Grown children may not want to think or hear about it, but many older adults are still enjoying an active and fulfilling sex life. In fact, a recent poll found that 40 per cent of Americans between 65 and 80 are sexually active and more than 70 per cent of those surveyed said they were satisfied with their sex lives.
The University of Michigan Institute for Healthcare Police and Innovation Survey found that not only are seniors interested in sex, whether or not they have a romantic partner, more than half say that sex is important to their quality of life. And besides experiencing the gratification of orgasm, a healthy sex life can also help lower blood pressure and reduce stress.
Although many older adults, even seniors in their 80s are sexually active, few (only 17 per cent) have talked with their doctor about their sexual health in the past two years. Seniors who may be dealing with a chronic illness, disability or a change in hormone production could benefit from talking through their issues with their doctor or a sex therapist to enhance their intimate experiences.

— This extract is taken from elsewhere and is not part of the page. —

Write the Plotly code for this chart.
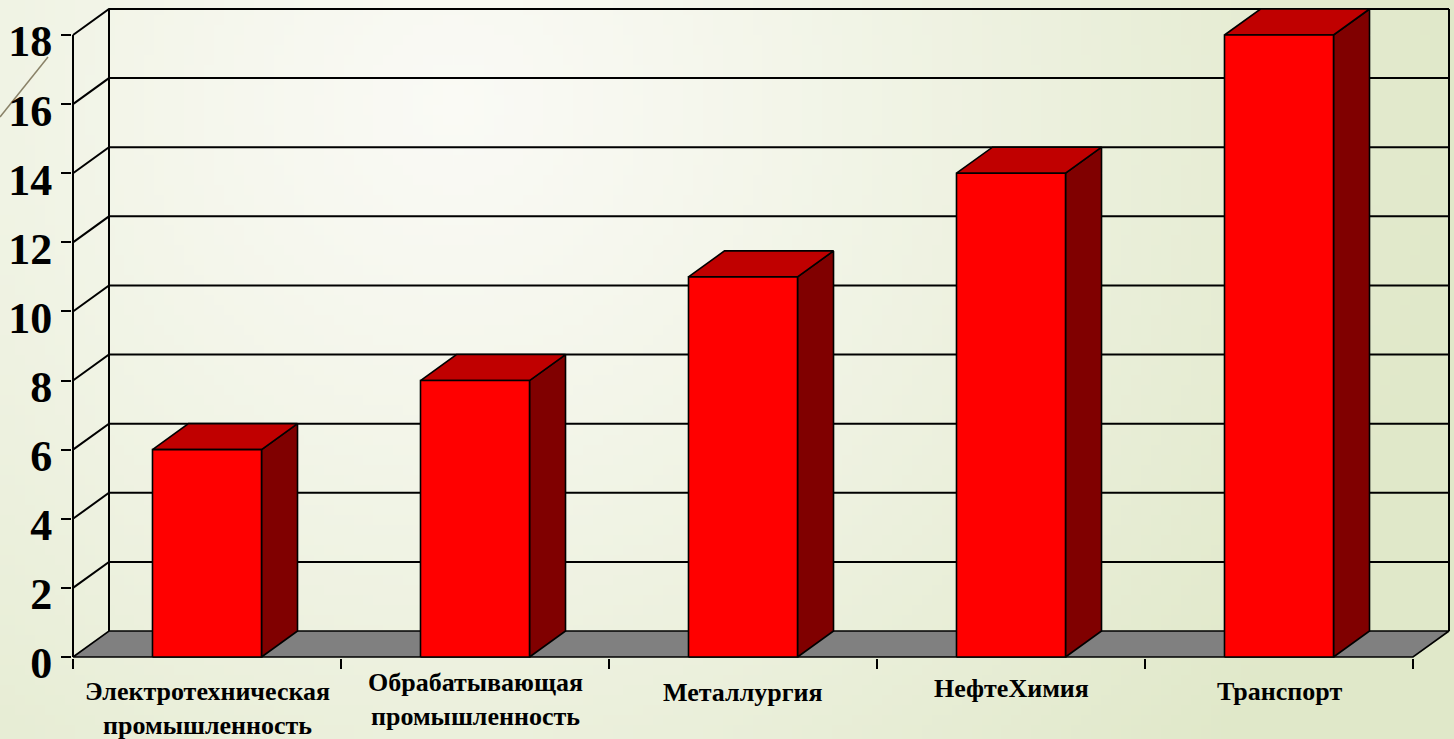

Discussing sexually transmitted diseases, which are on the rise in this demographic, with a doctor is also important for older adults who may have been with one partner for many years. Believing they don’t need protection because the risk for pregnancy is no longer a concern, many seniors are leaving themselves vulnerable to STDs. This poll reminds us that older adults are still interested in sex; frank and open conversations between health care providers and senior patients is valuable to encourage the best quality of life possible.
Having sex, at least once a week, can help promote a feeling of well being by releasing oxytocin. And regular sex may also lower the risk for prostate cancer among men, can reduce chronic pain and help facilitate a better night’s sleep. Lastly, sexual activity can also burn a few extra calories, if you needed another reason to rekindle the fire in the furnace.